Considering U.S. small businesses produce 46% of GDP, their success can ripple across the entire economy. That success typically depends on access to affordable capital.
- Alabama: 47.6
Alabama is the only southern state that cracked the top 10 list—although it has the 5th-worst personal credit score average in the country. Some of this can be explained by Alabama’s strong #9 rank for policy measures and costs that impact small business. Strong business credit scores will help most Alabaman companies, but for younger companies (under 2 years in business), business lenders will heavily weigh personal credit scores.
- Nevada: 48.8
Nevada hit the business credit score jackpot, beating out all but two other states in the nation. It also ranks #1 in the SBE Council’s policy index, which should mean that business owners there are less burdened by regulations and taxes. Despite those solid rankings, and reflecting the boom or bust persona of Las Vegas, it also has the 3rd-worst personal credit in the country. For business owners with strong enough business credit scores and financials, they may be able to overcome personal credit flaws when applying for lending.
- Iowa: 49.2
Iowa may be first in the nation to pick the Presidential candidates, but it narrowly missed out on pole position for business credit.

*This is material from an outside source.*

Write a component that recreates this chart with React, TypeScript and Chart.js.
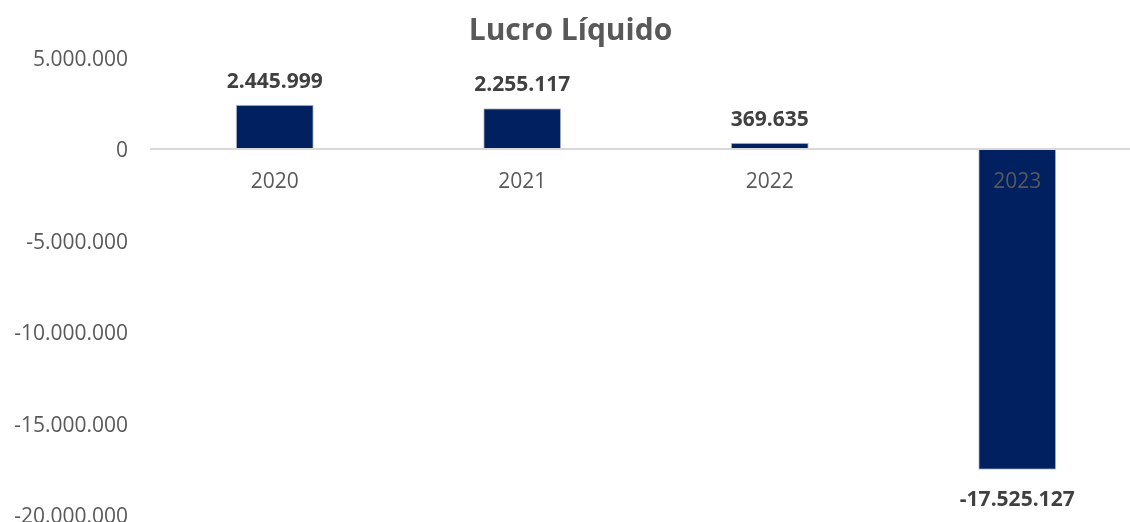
import React, { useEffect, useRef } from "react";
import { Chart, registerables } from "chart.js";

Chart.register(...registerables);

const titleText = "Lucro Líquido";
const categories = ["2020", "2021", "2022", "2023"];
const values = [2445999, 2255117, 369635, -17525127];
const yMin = -20000000;
const yMax = 5000000;
const yStep = 5000000;

const FONT = "'Open Sans', 'DejaVu Sans', sans-serif";

function fmt(v: number): string {
  const s = Math.round(Math.abs(v))
    .toString()
    .replace(/\B(?=(\d{3})+(?!\d))/g, ".");
  return (v < 0 ? "-" : "") + s;
}

const valueLabels = {
  id: "valueLabels",
  afterDatasetsDraw(chart: any) {
    const ctx = chart.ctx;
    const meta = chart.getDatasetMeta(0);
    const data = chart.data.datasets[0].data as number[];
    ctx.save();
    ctx.font = `bold 21px ${FONT}`;
    ctx.fillStyle = "#404040";
    ctx.textAlign = "center";
    ctx.textBaseline = "alphabetic";
    meta.data.forEach((bar: any, i: number) => {
      const v = data[i];
      const y = v >= 0 ? bar.y - 17 : bar.y + 36;
      ctx.fillText(fmt(v), bar.x, y);
    });
    ctx.restore();
  },
};

export default function App() {
  const ref = useRef<HTMLCanvasElement>(null);
  useEffect(() => {
    if (!ref.current) return;
    const chart = new Chart(ref.current, {
      type: "bar",
      data: {
        labels: categories,
        datasets: [
          {
            data: values,
            backgroundColor: "#002060",
            borderColor: "#bfc3cc",
            borderWidth: 1,
            categoryPercentage: 0.315,
            barPercentage: 1,
          },
        ],
      },
      options: {
        responsive: false,
        animation: false,
        layout: { padding: { left: 0, right: 9, top: 0, bottom: 7 } },
        plugins: {
          legend: { display: false },
          tooltip: { enabled: false },
          title: {
            display: true,
            text: titleText,
            color: "#595959",
            font: { family: FONT, size: 30, weight: "bold", lineHeight: 1.2 },
            padding: { top: 13, bottom: 9 },
          },
        },
        scales: {
          x: {
            position: { y: 0 } as any,
            offset: true,
            grid: { display: false, drawTicks: false },
            border: { display: true, color: "#d9d9d9", width: 2, z: 1 },
            ticks: {
              z: 1,
              color: "#595959",
              font: { family: FONT, size: 21 },
              padding: 20,
              maxRotation: 0,
            },
            afterFit: (scale: any) => {
              scale.height = 0;
            },
          },
          y: {
            min: yMin,
            max: yMax,
            grid: { display: false, drawTicks: false },
            border: { display: false },
            ticks: {
              stepSize: yStep,
              color: "#595959",
              font: { family: FONT, size: 21, lineHeight: 0.8 },
              padding: 23,
              labelOffset: 2,
              callback: (v: any) => fmt(Number(v)),
            },
            afterFit: (scale: any) => {
              scale.width = 151;
              scale.paddingTop = 0;
              scale.paddingBottom = 0;
            },
          },
        },
      },
      plugins: [valueLabels],
    });
    return () => chart.destroy();
  }, []);
  return (
    <div
      style={{
        position: "fixed",
        left: 0,
        top: 0,
        width: 1130,
        height: 522,
        overflow: "hidden",
        background: "#ffffff",
      }}
    >
      <canvas ref={ref} width={1150} height={522} style={{ display: "block" }} />
    </div>
  );
}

Business owners here also have the added benefit of strong personal credit, where it ranks in the top 10. Having strong credit scores in both categories can help the state’s entrepreneurs qualify for the money they need to expand — which should come in handy as Iowa’s economy is predicted to expand through 2017.
- Vermont: 51.7
Like maple syrup on pancakes, Vermont’s business credit is sweet. Its average score takes the top spot in the country and it is the only state that cracks the 50 mark, signifying a lower credit risk. Again, we see that the SBE Council’s policy index ranking doesn’t necessarily correlate with business credit health, as Vermont ranks near the bottom on their list. The state’s stellar business credit score, combined with personal credit that ranks #2 in the country, makes for business success. Entrepreneurs in the Green Mountain State with strong business credit are most likely to secure affordable funding, with the best terms.